Write out the material exactly, leaving every picture behind.

** START RECORDS SUPPLIED **

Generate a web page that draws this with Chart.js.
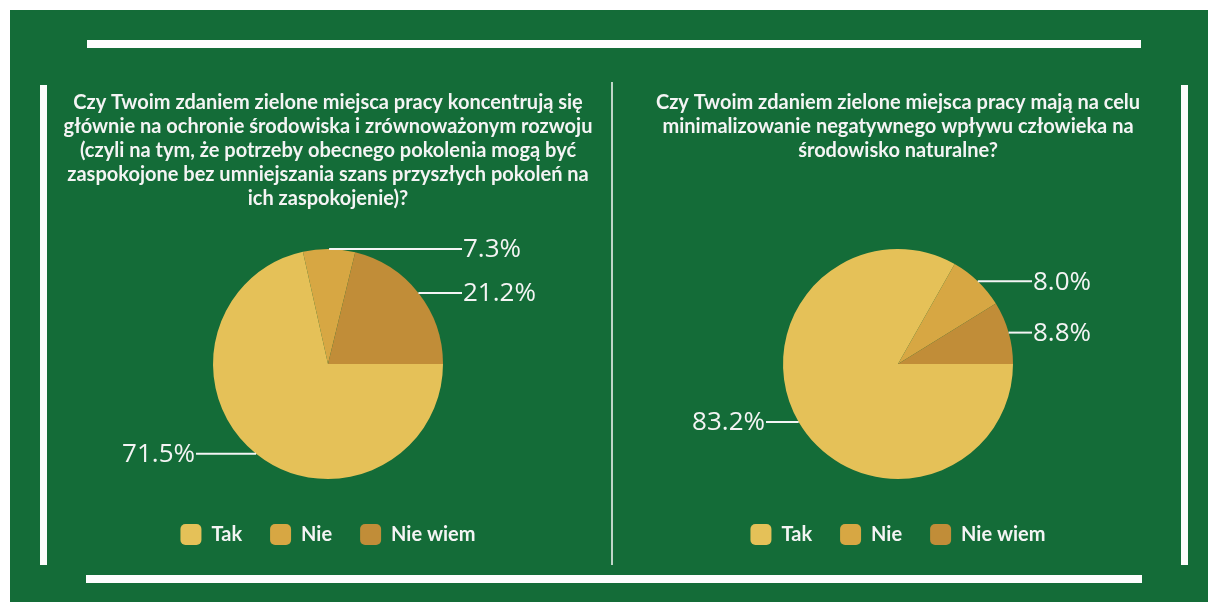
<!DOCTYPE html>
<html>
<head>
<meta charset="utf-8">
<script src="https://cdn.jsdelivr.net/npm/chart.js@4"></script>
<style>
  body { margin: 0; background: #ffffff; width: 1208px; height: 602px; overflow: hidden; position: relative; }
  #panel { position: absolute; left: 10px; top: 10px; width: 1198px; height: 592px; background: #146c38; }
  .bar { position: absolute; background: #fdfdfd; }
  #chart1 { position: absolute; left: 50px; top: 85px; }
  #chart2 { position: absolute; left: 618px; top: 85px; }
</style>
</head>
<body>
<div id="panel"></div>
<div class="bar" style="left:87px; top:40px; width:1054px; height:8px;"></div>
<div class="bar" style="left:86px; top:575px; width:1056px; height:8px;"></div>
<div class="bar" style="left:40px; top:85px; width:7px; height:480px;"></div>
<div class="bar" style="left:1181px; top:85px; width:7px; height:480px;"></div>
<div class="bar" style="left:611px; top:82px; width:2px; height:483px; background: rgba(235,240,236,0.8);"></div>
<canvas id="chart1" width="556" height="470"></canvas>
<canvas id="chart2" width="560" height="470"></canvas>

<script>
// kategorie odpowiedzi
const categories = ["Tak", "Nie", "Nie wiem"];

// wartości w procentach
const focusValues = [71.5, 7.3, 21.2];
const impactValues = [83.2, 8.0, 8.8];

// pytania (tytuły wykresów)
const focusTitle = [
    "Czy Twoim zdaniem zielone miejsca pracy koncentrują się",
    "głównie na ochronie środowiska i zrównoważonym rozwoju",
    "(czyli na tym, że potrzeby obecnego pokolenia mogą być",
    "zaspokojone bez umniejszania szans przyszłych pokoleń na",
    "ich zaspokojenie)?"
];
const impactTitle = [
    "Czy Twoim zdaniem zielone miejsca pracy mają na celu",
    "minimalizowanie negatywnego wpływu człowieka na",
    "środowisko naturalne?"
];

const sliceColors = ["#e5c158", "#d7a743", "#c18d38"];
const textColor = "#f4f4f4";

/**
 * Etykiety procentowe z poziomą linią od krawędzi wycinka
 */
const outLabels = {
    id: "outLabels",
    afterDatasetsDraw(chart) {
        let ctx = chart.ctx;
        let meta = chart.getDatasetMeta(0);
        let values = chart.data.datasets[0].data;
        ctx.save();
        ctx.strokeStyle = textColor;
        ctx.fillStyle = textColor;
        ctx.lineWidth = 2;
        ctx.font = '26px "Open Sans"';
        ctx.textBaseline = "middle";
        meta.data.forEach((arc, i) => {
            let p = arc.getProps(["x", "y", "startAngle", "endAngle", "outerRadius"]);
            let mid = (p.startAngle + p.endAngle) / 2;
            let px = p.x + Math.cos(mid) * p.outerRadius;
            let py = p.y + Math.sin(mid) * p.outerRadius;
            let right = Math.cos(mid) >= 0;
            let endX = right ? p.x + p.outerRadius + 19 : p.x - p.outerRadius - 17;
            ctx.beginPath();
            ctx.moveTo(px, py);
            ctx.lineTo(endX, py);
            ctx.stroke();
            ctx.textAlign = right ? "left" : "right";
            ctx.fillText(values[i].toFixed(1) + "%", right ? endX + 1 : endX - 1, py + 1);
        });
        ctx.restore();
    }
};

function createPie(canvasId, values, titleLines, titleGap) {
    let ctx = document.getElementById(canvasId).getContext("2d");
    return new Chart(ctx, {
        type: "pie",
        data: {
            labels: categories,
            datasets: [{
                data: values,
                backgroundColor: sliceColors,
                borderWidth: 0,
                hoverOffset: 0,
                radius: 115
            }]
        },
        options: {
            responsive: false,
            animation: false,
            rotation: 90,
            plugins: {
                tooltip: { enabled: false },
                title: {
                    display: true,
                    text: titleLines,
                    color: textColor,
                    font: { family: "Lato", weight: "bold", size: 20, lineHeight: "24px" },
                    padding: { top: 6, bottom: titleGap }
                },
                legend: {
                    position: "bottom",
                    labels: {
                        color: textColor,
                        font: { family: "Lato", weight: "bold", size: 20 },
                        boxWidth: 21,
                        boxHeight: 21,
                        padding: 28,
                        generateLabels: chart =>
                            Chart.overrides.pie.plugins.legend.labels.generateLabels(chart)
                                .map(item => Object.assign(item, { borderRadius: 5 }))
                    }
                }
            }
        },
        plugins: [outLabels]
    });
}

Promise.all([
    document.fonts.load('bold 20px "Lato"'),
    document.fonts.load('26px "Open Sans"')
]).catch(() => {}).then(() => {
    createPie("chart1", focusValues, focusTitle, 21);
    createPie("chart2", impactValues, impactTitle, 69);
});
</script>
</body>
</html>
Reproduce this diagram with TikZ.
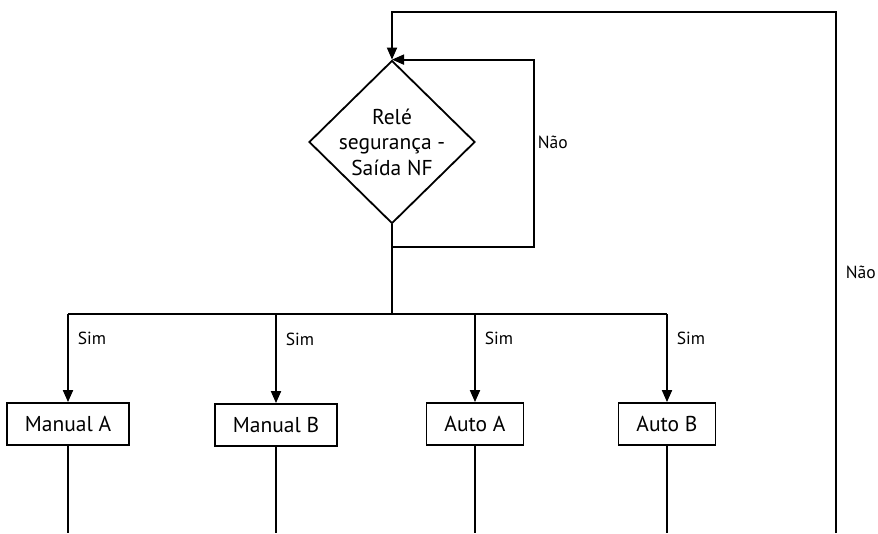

** END RECORDS SUPPLIED **

→ RESULT FOR THIS EXERCISE
Generate a web page that draws this with Chart.js.
<!DOCTYPE html>
<html>
<head>
<meta charset="utf-8">
<script src="https://cdn.jsdelivr.net/npm/chart.js@4"></script>
<style>
  body { margin: 0; background: #ffffff; width: 1208px; height: 602px; overflow: hidden; position: relative; }
  #panel { position: absolute; left: 10px; top: 10px; width: 1198px; height: 592px; background: #146c38; }
  .bar { position: absolute; background: #fdfdfd; }
  #chart1 { position: absolute; left: 50px; top: 85px; }
  #chart2 { position: absolute; left: 618px; top: 85px; }
</style>
</head>
<body>
<div id="panel"></div>
<div class="bar" style="left:87px; top:40px; width:1054px; height:8px;"></div>
<div class="bar" style="left:86px; top:575px; width:1056px; height:8px;"></div>
<div class="bar" style="left:40px; top:85px; width:7px; height:480px;"></div>
<div class="bar" style="left:1181px; top:85px; width:7px; height:480px;"></div>
<div class="bar" style="left:611px; top:82px; width:2px; height:483px; background: rgba(235,240,236,0.8);"></div>
<canvas id="chart1" width="556" height="470"></canvas>
<canvas id="chart2" width="560" height="470"></canvas>

<script>
// kategorie odpowiedzi
const categories = ["Tak", "Nie", "Nie wiem"];

// wartości w procentach
const focusValues = [71.5, 7.3, 21.2];
const impactValues = [83.2, 8.0, 8.8];

// pytania (tytuły wykresów)
const focusTitle = [
    "Czy Twoim zdaniem zielone miejsca pracy koncentrują się",
    "głównie na ochronie środowiska i zrównoważonym rozwoju",
    "(czyli na tym, że potrzeby obecnego pokolenia mogą być",
    "zaspokojone bez umniejszania szans przyszłych pokoleń na",
    "ich zaspokojenie)?"
];
const impactTitle = [
    "Czy Twoim zdaniem zielone miejsca pracy mają na celu",
    "minimalizowanie negatywnego wpływu człowieka na",
    "środowisko naturalne?"
];

const sliceColors = ["#e5c158", "#d7a743", "#c18d38"];
const textColor = "#f4f4f4";

/**
 * Etykiety procentowe z poziomą linią od krawędzi wycinka
 */
const outLabels = {
    id: "outLabels",
    afterDatasetsDraw(chart) {
        let ctx = chart.ctx;
        let meta = chart.getDatasetMeta(0);
        let values = chart.data.datasets[0].data;
        ctx.save();
        ctx.strokeStyle = textColor;
        ctx.fillStyle = textColor;
        ctx.lineWidth = 2;
        ctx.font = '26px "Open Sans"';
        ctx.textBaseline = "middle";
        meta.data.forEach((arc, i) => {
            let p = arc.getProps(["x", "y", "startAngle", "endAngle", "outerRadius"]);
            let mid = (p.startAngle + p.endAngle) / 2;
            let px = p.x + Math.cos(mid) * p.outerRadius;
            let py = p.y + Math.sin(mid) * p.outerRadius;
            let right = Math.cos(mid) >= 0;
            let endX = right ? p.x + p.outerRadius + 19 : p.x - p.outerRadius - 17;
            ctx.beginPath();
            ctx.moveTo(px, py);
            ctx.lineTo(endX, py);
            ctx.stroke();
            ctx.textAlign = right ? "left" : "right";
            ctx.fillText(values[i].toFixed(1) + "%", right ? endX + 1 : endX - 1, py + 1);
        });
        ctx.restore();
    }
};

function createPie(canvasId, values, titleLines, titleGap) {
    let ctx = document.getElementById(canvasId).getContext("2d");
    return new Chart(ctx, {
        type: "pie",
        data: {
            labels: categories,
            datasets: [{
                data: values,
                backgroundColor: sliceColors,
                borderWidth: 0,
                hoverOffset: 0,
                radius: 115
            }]
        },
        options: {
            responsive: false,
            animation: false,
            rotation: 90,
            plugins: {
                tooltip: { enabled: false },
                title: {
                    display: true,
                    text: titleLines,
                    color: textColor,
                    font: { family: "Lato", weight: "bold", size: 20, lineHeight: "24px" },
                    padding: { top: 6, bottom: titleGap }
                },
                legend: {
                    position: "bottom",
                    labels: {
                        color: textColor,
                        font: { family: "Lato", weight: "bold", size: 20 },
                        boxWidth: 21,
                        boxHeight: 21,
                        padding: 28,
                        generateLabels: chart =>
                            Chart.overrides.pie.plugins.legend.labels.generateLabels(chart)
                                .map(item => Object.assign(item, { borderRadius: 5 }))
                    }
                }
            }
        },
        plugins: [outLabels]
    });
}

Promise.all([
    document.fonts.load('bold 20px "Lato"'),
    document.fonts.load('26px "Open Sans"')
]).catch(() => {}).then(() => {
    createPie("chart1", focusValues, focusTitle, 21);
    createPie("chart2", impactValues, impactTitle, 69);
});
</script>
</body>
</html>
Reproduce this diagram with TikZ.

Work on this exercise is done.